By Garfield Robinson
It was his pull shot that most amazed. He would be in position so early that you could reasonably wonder if he had powers of precognition, like he knew exactly where the ball would land and that the pull shot was the best response. It was his pull shot that was his most destructive weapon, the shot that caused bowlers the most exasperation; and it was his pull shot --when you realized he was growing less adept in its execution -- which hinted that Australia’s greatest batsman since Bradman was not the player he once was.
A strong case can be made that Ricky Ponting was the game’s most effective player. For most of his career he was his side’s best batsman. He totaled over a hundred wins, 48 as captain, the most by any player. Only Tendulkar has more international runs than he does, and only The Indian superstar and Jacques Kallis have more international hundreds. Ponting was also involved in three World Cup wins, two as captain, and of the 375 ODIs he played, Australia won 262 of them. These are startling numbers in an age of startling numbers. But he was not just appreciated for the runs he provided. Even now he remains highly valued in the dressing room, and is an important ally and advisor to captain Michael Clarke.
When Ricky Ponting was a teenager at the Australian Cricket Academy, Rodney Marsh declared the precocious Tasmanian the best 17 year-old batsman he had ever seen. It was high praise indeed, especially coming from someone as forthright and as grizzled as the former wicket-keeping great. But it was praise that was far from being misplaced. Nicknamed Punter for his love of gambling, his wagers would have been very lucrative if they turned out as well as Marsh’s call when he first laid eyes on him.
He liked a drink too, and this got him into trouble on a few occasions early in his career. One night in Sydney, after a loss in a one-day game against England, Punter’s drinking led to an incident at a nightclub that left him unconscious, wearing a black eye, and resulted in him being dropped from the Australian side. Shockingly, the batsman said he could not recall the incident, but admitted to his drinking problem and vowed to seek counseling and return “squeaky clean.” There was also an earlier incident at a Calcutta nightclub for which he was fined. Yet significant as these incidents were they are mere footnotes in a long and successful career; incidents that he was able to overcome to the point that he was able to captain his country.
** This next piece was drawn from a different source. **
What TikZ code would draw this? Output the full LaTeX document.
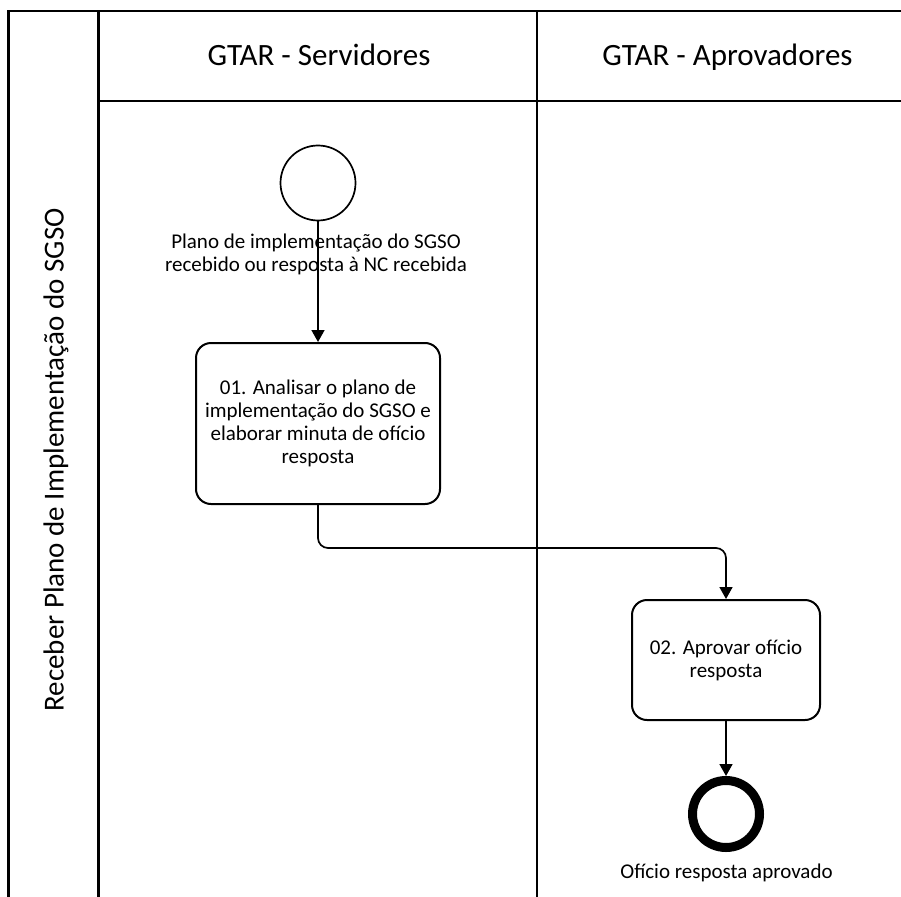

Ponting was as ferocious a competitor as there ever was in the game. Winning, it appeared, meant everything to him. Always up for a scrap, his unyielding and brash approach sometimes pushed the bounds of good sportsmanship and general decorum, often irking opponents and the public in the process.
The 2007/2008 series against India had reached Sydney when an assortment of umpiring errors and Australian “gamesmanship” conspired to deny India what would have been a well-earned victory. Near the end, Ponting adamantly claimed a disputed catch. Writing in the Sydney Morning Herald, Peter Roebuck, now deceased, had this to say: “The Indians were convinced Ponting, the captain, had grounded a catch he claimed on the final afternoon at the SCG. Throughout those heated hours, the Australian remained hostile, kicking the ground, demanding decisions, pressuring the umpires.” It was an ugly display that severely angered their opponents, the Indian fans, and many Australians too, some going as far as demanding the sacking of their captain.
Always drawn to India’s cricket I was also angered at the time, even at the part played by my own countryman, umpire Steve Bucknor. Decent man that he is, however, I knew there was nothing sinister in his decisions, and it was nothing more than a case of a previously high-class umpire going on till he was past his best -- much like Ponting did.
The master batsman has been way below his best for the past two or three years. His battering of a rather toothless Indian bowling attack during India’s last visit Down Under might have delayed his departure and given his fans hope that Punter still had something left in the tank. But he didn’t look himself against the West Indies in the Caribbean and had a rather embarrassing first two tests in the current South African series. He finally realized it was time to go.
It could be argued that Ponting weakened the team by hanging on for too long. But I daresay his country meant so much to him that I am sure he meant no harm, and we have all seen champion sportsmen who when approaching the end, remain convinced that the magic would soon return.
Whatever his faults – and he had a few – there can be no doubting his devotion to his country and his love for the great game and its traditions. He wore his tattered baggy green, which had to be replaced early on because the first one was stolen, for most of his career and the manufacturers had a dickens of a time getting it off his head in order to effect repairs. He was not the greatest fan of the T20 version of the game and resisted attempts to shortchange first class and test cricket in order to accommodate cricket briefest form.
There are many followers of cricket, especially in India, who dislike the great Australian. Their attitude to him is understandable, for he was an uncompromising adversary. But even his detractors would have to agree that his career was long and glorious, and that the Tasmanian who liked a flutter, was a warrior born.